Why haven't these books been made into movies?

I thought Stephen Donaldsons Mordants Need duology could make a good movie or high budget limited series. The heroine has a bit of an issue as I could see people thinking ’ jeez just do something already would ya’ , but to be fair she is not actually certain if she really existed before or was created by magic, and the ending I think was pretty kick ass ( i did read it a long time ago so I may be rembering things with some rose tinted spectacles). Bernard Hill could reuse his ’ old Theoden’ make up and costume as King Joyse.

All my sins remebered by Haldeman, an excellent mini series to be made. Each episode of our hero bringing peace and equality in the different worlds , a james bond quantum leap sort of thing. For sure he is a little rough, but the ends and the means and all that, and the outcome was for the best. Clearly by the end our hero is getting a little frazzled but he starts to see through the mysterious forces and an ending I still remember being shocked at, where he brings it all down in a surprising twist. Well something like that :wink:

One series and done and move on. Plenty of opportunity to use it as a showcase for new actors and directors for each of the episodes as there would be very few repeat characters other than the main, even then maybe not, a bit like some of the anthology series that have been making the rounds.

Of course you could do Gravity’s Rainbow. Start in London in World War Two ( or not) then just do whatever you want to do, who is going to argue ?
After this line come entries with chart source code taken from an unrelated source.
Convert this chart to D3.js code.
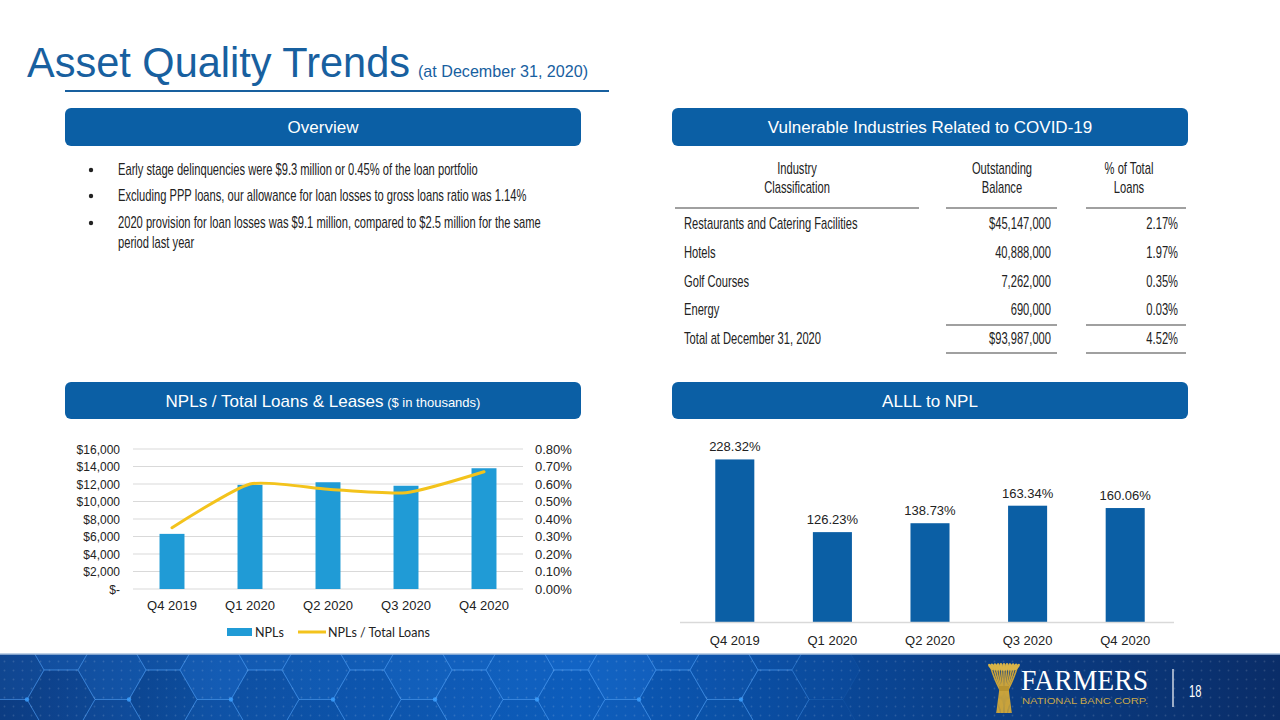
<!DOCTYPE html>
<html>
<head>
<meta charset="utf-8">
<script src="https://cdn.jsdelivr.net/npm/d3@7"></script>
<style>
  html, body { margin: 0; padding: 0; background: #fff; }
  svg { display: block; }
  .cond { font-family: 'Liberation Sans Narrow', 'Liberation Sans', Arial, sans-serif; }
  .sans { font-family: 'Liberation Sans', Arial, Helvetica, sans-serif; }
</style>
</head>
<body>
<svg id="slide" width="1280" height="720"></svg>
<script>
// ---------------- DATA ----------------
const quarters = ["Q4 2019", "Q1 2020", "Q2 2020", "Q3 2020", "Q4 2020"];
const npls = [6300, 11900, 12200, 11800, 13800];            // $ thousands
const nplRatio = [0.35, 0.60, 0.57, 0.55, 0.67];             // %
const alllToNpl = [228.32, 126.23, 138.73, 163.34, 160.06];  // %
const leftTicks = [0, 2000, 4000, 6000, 8000, 10000, 12000, 14000, 16000];
const rightTicks = [0, 0.1, 0.2, 0.3, 0.4, 0.5, 0.6, 0.7, 0.8];
const legendLabels = ["NPLs", "NPLs / Total Loans"];

const industries = ["Restaurants and Catering Facilities", "Hotels", "Golf Courses", "Energy", "Total at December 31, 2020"];
const balances = ["$45,147,000", "40,888,000", "7,262,000", "690,000", "$93,987,000"];
const pctLoans = ["2.17%", "1.97%", "0.35%", "0.03%", "4.52%"];
const tableHeaders = [["Industry", "Classification"], ["Outstanding", "Balance"], ["% of Total", "Loans"]];

const bullets = [
  ["Early stage delinquencies were $9.3 million or 0.45% of the loan portfolio"],
  ["Excluding PPP loans, our allowance for loan losses to gross loans ratio was 1.14%"],
  ["2020 provision for loan losses was $9.1 million, compared to $2.5 million for the same", "period last year"]
];

// ---------------- STYLE ----------------
const BLUE = "#0b5fa5";
const TITLE_BLUE = "#18609f";
const LIGHT_BAR = "#209bd6";
const GOLD = "#f3c31c";
const CFS = 16; // condensed font size

const svg = d3.select("#slide");

// narrow-typeface emulation: text drawn at origin, placed and horizontally squeezed by transform
let K = 0.7;
function condText(parent, x, y, str, anchor) {
  return parent.append("text").attr("class", "cond")
    .attr("transform", `translate(${x},${y}) scale(${K},1)`)
    .attr("text-anchor", anchor || "start")
    .attr("font-size", CFS).attr("fill", "#222").text(str);
}

// ---------------- TITLE ----------------
svg.append("text").attr("class", "sans").attr("x", 27).attr("y", 77)
  .attr("font-size", 42).attr("fill", TITLE_BLUE).attr("textLength", 383).attr("lengthAdjust", "spacingAndGlyphs")
  .text("Asset Quality Trends");
svg.append("text").attr("class", "sans").attr("x", 418).attr("y", 77)
  .attr("font-size", 17).attr("fill", TITLE_BLUE).attr("textLength", 170).attr("lengthAdjust", "spacingAndGlyphs")
  .text("(at December 31, 2020)");
svg.append("rect").attr("x", 65).attr("y", 90).attr("width", 544).attr("height", 2).attr("fill", TITLE_BLUE);

// ---------------- HEADER BOXES ----------------
function headerBox(x, y, w, h, main, sub) {
  svg.append("rect").attr("x", x).attr("y", y).attr("width", w).attr("height", h)
    .attr("rx", 6).attr("fill", BLUE);
  const t = svg.append("text").attr("class", "sans").attr("x", x + w / 2).attr("y", y + h / 2 + 6)
    .attr("text-anchor", "middle").attr("fill", "#fff").attr("font-size", 17);
  t.append("tspan").text(main);
  if (sub) t.append("tspan").attr("font-size", 13).text(" " + sub);
}
headerBox(65, 108, 516, 38, "Overview");
headerBox(672, 108, 516, 38, "Vulnerable Industries Related to COVID-19");
headerBox(65, 382, 516, 37, "NPLs / Total Loans & Leases", "($ in thousands)");
headerBox(672, 382, 516, 37, "ALLL to NPL");

// ---------------- OVERVIEW BULLETS ----------------
const probe = svg.append("text").attr("class", "cond").attr("font-size", CFS).text(bullets[0][0]);
K = 360 / probe.node().getComputedTextLength();
probe.remove();

const lineYs = [[175], [201], [228, 248]];
bullets.forEach((b, i) => {
  svg.append("circle").attr("cx", 91).attr("cy", lineYs[i][0] - 5).attr("r", 2.2).attr("fill", "#222");
  b.forEach((line, j) => condText(svg, 118, lineYs[i][j], line));
});

// ---------------- TABLE ----------------
const colCenters = [797, 1002, 1129];
tableHeaders.forEach((h, i) => {
  h.forEach((line, j) => condText(svg, colCenters[i], 174 + j * 19, line, "middle"));
});
const ruleSegs = [[675, 919], [946, 1057], [1086, 1186]];
ruleSegs.forEach(s => svg.append("line").attr("x1", s[0]).attr("x2", s[1]).attr("y1", 208).attr("y2", 208)
  .attr("stroke", "#808080").attr("stroke-width", 1.5));
ruleSegs.slice(1).forEach(s => {
  [325, 353].forEach(yy => svg.append("line").attr("x1", s[0]).attr("x2", s[1]).attr("y1", yy).attr("y2", yy)
    .attr("stroke", "#808080").attr("stroke-width", 1.5));
});
const rowY = d3.scalePoint().domain(industries).range([229, 344]);
industries.forEach((ind, i) => {
  const y = rowY(ind);
  condText(svg, 684, y, ind);
  condText(svg, 1051, y, balances[i], "end");
  condText(svg, 1178, y, pctLoans[i], "end");
});

// ---------------- LEFT CHART: NPLs ----------------
const xL = d3.scaleBand().domain(quarters).range([133, 523]).paddingInner(0.68).paddingOuter(0.34);
const yL = d3.scaleLinear().domain([0, 16000]).range([589, 449]);
const yR = d3.scaleLinear().domain([0, 0.8]).range([589, 449]);

const gL = svg.append("g");
gL.selectAll(".grid").data(leftTicks).enter().append("line")
  .attr("x1", 133).attr("x2", 523).attr("y1", d => yL(d)).attr("y2", d => yL(d))
  .attr("stroke", "#d9d9d9").attr("stroke-width", 1);

gL.selectAll(".ylab").data(leftTicks).enter().append("text").attr("class", "sans")
  .attr("x", 120).attr("y", d => yL(d) + 4.5).attr("text-anchor", "end").attr("font-size", 12).attr("fill", "#222")
  .text(d => d === 0 ? "$-" : "$" + d3.format(",")(d));
gL.selectAll(".yrlab").data(rightTicks).enter().append("text").attr("class", "sans")
  .attr("x", 535).attr("y", d => yR(d) + 4.5).attr("font-size", 13).attr("fill", "#222")
  .text(d => d3.format(".2f")(d) + "%");

gL.selectAll(".bar").data(quarters).enter().append("rect")
  .attr("x", d => xL(d)).attr("width", xL.bandwidth())
  .attr("y", (d, i) => yL(npls[i])).attr("height", (d, i) => yL(0) - yL(npls[i]))
  .attr("fill", LIGHT_BAR);

const line = d3.line().x((d, i) => xL(quarters[i]) + xL.bandwidth() / 2).y(d => yR(d)).curve(d3.curveCardinal.tension(0.4));
gL.append("path").datum(nplRatio).attr("d", line).attr("fill", "none").attr("stroke", GOLD)
  .attr("stroke-width", 3).attr("stroke-linecap", "round");

gL.selectAll(".xlab").data(quarters).enter().append("text").attr("class", "sans")
  .attr("x", d => xL(d) + xL.bandwidth() / 2).attr("y", 610).attr("text-anchor", "middle")
  .attr("font-size", 13).attr("fill", "#222").text(d => d);

// legend
const leg = gL.append("g");
leg.append("rect").attr("x", 227).attr("y", 628).attr("width", 25).attr("height", 8).attr("fill", LIGHT_BAR);
leg.append("text").attr("x", 255).attr("y", 637).attr("font-family", "Lato, 'Open Sans', sans-serif")
  .attr("font-size", 12.5).attr("fill", "#222").text(legendLabels[0]);
leg.append("line").attr("x1", 298).attr("x2", 326).attr("y1", 632).attr("y2", 632).attr("stroke", GOLD).attr("stroke-width", 3);
leg.append("text").attr("x", 328).attr("y", 637).attr("font-family", "Lato, 'Open Sans', sans-serif")
  .attr("font-size", 12.5).attr("fill", "#222").text(legendLabels[1]);

// ---------------- RIGHT CHART: ALLL to NPL ----------------
const xA = d3.scaleBand().domain(quarters).range([686, 1174]).paddingInner(0.6).paddingOuter(0.3);
const yA = d3.scaleLinear().domain([0, 250]).range([622, 444]);
const gA = svg.append("g");
gA.selectAll(".bar").data(quarters).enter().append("rect")
  .attr("x", d => xA(d)).attr("width", xA.bandwidth())
  .attr("y", (d, i) => yA(alllToNpl[i])).attr("height", (d, i) => yA(0) - yA(alllToNpl[i]))
  .attr("fill", BLUE);
gA.append("line").attr("x1", 680).attr("x2", 1174).attr("y1", 622.5).attr("y2", 622.5)
  .attr("stroke", "#d9d9d9").attr("stroke-width", 1.5);
gA.selectAll(".vlab").data(quarters).enter().append("text").attr("class", "sans")
  .attr("x", d => xA(d) + xA.bandwidth() / 2).attr("y", (d, i) => yA(alllToNpl[i]) - 8)
  .attr("text-anchor", "middle").attr("font-size", 13).attr("fill", "#222")
  .text((d, i) => d3.format(".2f")(alllToNpl[i]) + "%");
gA.selectAll(".xlab").data(quarters).enter().append("text").attr("class", "sans")
  .attr("x", d => xA(d) + xA.bandwidth() / 2).attr("y", 645).attr("text-anchor", "middle")
  .attr("font-size", 13).attr("fill", "#222").text(d => d);

// ---------------- FOOTER ----------------
const defs = svg.append("defs");
const grad = defs.append("linearGradient").attr("id", "fg").attr("x1", 0).attr("x2", 1).attr("y1", 0).attr("y2", 0);
[[0, "#0a3577"], [0.18, "#0c4d9e"], [0.45, "#0a58b5"], [0.62, "#0a4a9c"], [1, "#0a2d68"]]
  .forEach(s => grad.append("stop").attr("offset", s[0]).attr("stop-color", s[1]));
const dots = defs.append("pattern").attr("id", "dots").attr("width", 9).attr("height", 9).attr("patternUnits", "userSpaceOnUse");
dots.append("circle").attr("cx", 4.5).attr("cy", 4.5).attr("r", 0.9).attr("fill", "rgba(255,255,255,0.13)");
const clip = defs.append("clipPath").attr("id", "fclip");
clip.append("rect").attr("x", 0).attr("y", 654).attr("width", 1280).attr("height", 66);

const foot = svg.append("g").attr("clip-path", "url(#fclip)");
foot.append("rect").attr("x", 0).attr("y", 654).attr("width", 1280).attr("height", 66).attr("fill", "url(#fg)");
const hexR = 34;
const hex = d3.range(6).map(k => [hexR * Math.cos(Math.PI / 3 * k), hexR * Math.sin(Math.PI / 3 * k)]);
const hexPath = "M" + hex.map(p => p.join(",")).join("L") + "Z";
const hexCenters = [];
for (let c = 0; c < 17; c++) {
  for (let r = -1; r < 2; r++) {
    hexCenters.push([c * hexR * 1.5 + 10, 670 + r * hexR * Math.sqrt(3) + (c % 2 ? hexR * Math.sqrt(3) / 2 : 0)]);
  }
}
const fills = [0.05, 0.22, 0.1, 0.3, 0.12, 0.25, 0.08, 0.28, 0.15, 0.2];
foot.selectAll(".hex").data(hexCenters).enter().append("path")
  .attr("d", hexPath).attr("transform", d => `translate(${d[0]},${d[1]})`)
  .attr("fill", (d, i) => `rgba(40,130,235,${fills[i % fills.length] * (d[0] < 700 ? 1 : 0.3)})`)
  .attr("stroke", (d) => `rgba(90,170,255,${d[0] < 800 ? 0.35 : 0.08})`).attr("stroke-width", 1);
foot.selectAll(".node").data(hexCenters.filter((d, i) => i % 2 === 0 && d[0] < 800)).enter().append("circle")
  .attr("cx", d => d[0] - hexR).attr("cy", d => d[1]).attr("r", 2.2).attr("fill", "rgba(60,160,255,0.8)");
foot.append("rect").attr("x", 0).attr("y", 654).attr("width", 1280).attr("height", 66).attr("fill", "url(#dots)");
svg.append("line").attr("x1", 0).attr("x2", 1280).attr("y1", 654).attr("y2", 654).attr("stroke", "#a9c1de").attr("stroke-width", 1.5);

// logo: wheat sheaf
const sheaf = svg.append("g").attr("stroke", "#c9a33c").attr("fill", "none").attr("stroke-width", 1.6);
d3.range(-5, 6).forEach(k => {
  sheaf.append("path").attr("d", `M${1004 + k * 0.8},690 Q${1004 + k * 2},678 ${1004 + k * 2.6},668`);
  sheaf.append("ellipse").attr("cx", 1004 + k * 2.6).attr("cy", 667).attr("rx", 1.6).attr("ry", 4)
    .attr("fill", "#d8b448").attr("stroke", "none")
    .attr("transform", `rotate(${k * 8},${1004 + k * 2.6},667)`);
  sheaf.append("path").attr("d", `M${1004 + k * 0.8},690 L${1004 + k * 1.4},713`);
});
sheaf.append("rect").attr("x", 999).attr("y", 686).attr("width", 10).attr("height", 5).attr("fill", "#b8932f").attr("stroke", "none");

svg.append("text").attr("x", 1021).attr("y", 690).attr("font-family", "'Liberation Serif', 'DejaVu Serif', serif")
  .attr("font-size", 30).attr("fill", "#fff").attr("textLength", 127).attr("lengthAdjust", "spacingAndGlyphs").text("FARMERS");
svg.append("text").attr("x", 1022).attr("y", 704).attr("class", "sans")
  .attr("font-size", 9.5).attr("fill", "#c9a84a").attr("textLength", 126).attr("lengthAdjust", "spacingAndGlyphs").text("NATIONAL BANC CORP.");
svg.append("line").attr("x1", 1173).attr("x2", 1173).attr("y1", 669).attr("y2", 707).attr("stroke", "#fff").attr("stroke-width", 1.2);
condText(svg, 1189, 697, "18").attr("fill", "#fff");
</script>
</body>
</html>
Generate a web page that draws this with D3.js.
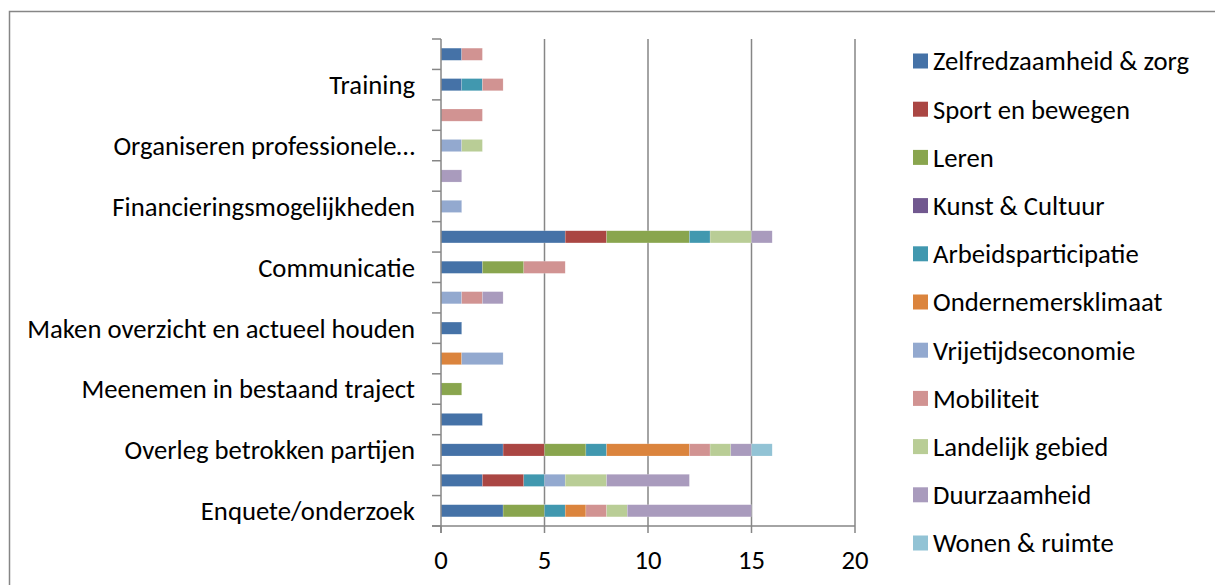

Yeah another ‘tried and failed’ person here, it is on the shelf behind me, I’d say it was smirking at me, but i dont think that book cares about anything , it has probably rewritten itself as a study of Sumarian Generally Accepted Accounting Practices since I last opened it.

But Mira’s Last Dance ends on something of a cliffhanger. You’d want to include Prisoners of Limnos, just to resolve that.

Agreed, though, that you’d need some sort of exposition first, to explain the Five Gods and the nature of demons. Although the latter could be done via Desdemona teaching Penric, as in the novella. You’d also need an actor talented enough to show when he’s Penric and when he’s Desdemona, talking through Penric. Tatiana Maslany could do it, but she’s the wrong gender for Pen. (Although given how Penric is described as pretty, she might could play him…)

Well, that last is sort of a key point in Mira’s Last Dance :smiley:

And the two voices - Pen vs Des - could be handled easily by some kind of reverb / autotune trick.

You’re not wrong. :grin: But that’s why I suggested Tatiana Maslany. I don’t know if you’ve ever seen Orphan Black, but she plays multiple roles, as clones of a single woman. I heard a scene where she played a clone, a second clone, and then the first impersonating the second; and she was able to portray the subtle difference between the second woman and the first pretending to be her. In other words, she’s a skilled enough actor to play Pen and Des-speaking-in-Pen’s-voice, without any editing tricks needed.

Night Over Water, by Ken Follett – set mostly on board a Boeing 314 flying boat crossing the Atlantic right after the beginning of WW II.

Tatiana Maslany was amazing in Orphan Black. She totally convinced me all those characters were played by different actors.

Since it seems the only books being discussed here are scifi/fantasy, I’d love to see Seanane McGuire’s October Daye series done as either a mini-series or film series. If she ever wraps it all up.

You’ll need a lead actress who’s capable of being very expressive without actually expressing much, someone draws everyone’s attention while trying to fade into the woodwork. Anya Taylor-Joy would be perfect, IMHO.

Her bio:

“Anya was born in Miami, the youngest of six children. Her father is Scottish who was born in South America, and her mother is Spanish-English who was born in Zambia in Africa, to an English diplomat father and a Spanish mother from Barcelona”

Innnnteresting.

I think that sort of thing is now very common. I have a grandniece and a grandnephew who were born in California. They are half Ashkenazi-Jewish, one quarter Chinese, one eighth German, three thirty-seconds English, and one thirty-seconds Swiss. The daughter of a couple I know was born in Maryland. She has ancestors who come from ten countries of Europe and from the Philippines, as well as some who are Native Americans.

You know, back a few months ago there were articles about This Is Us that pointed out that the child who played baby Jack in the final season is albino…and other than us having freckles, he’s not actually any fairer than my brother and me. So, if you had the sort of redheads whose freckles fade just about completely away during the winter months like mine and his (but not our late mother’s, oddly) and kept them out of sunlight long enough to do that, and gave them contacts if necessary you’d be good to go.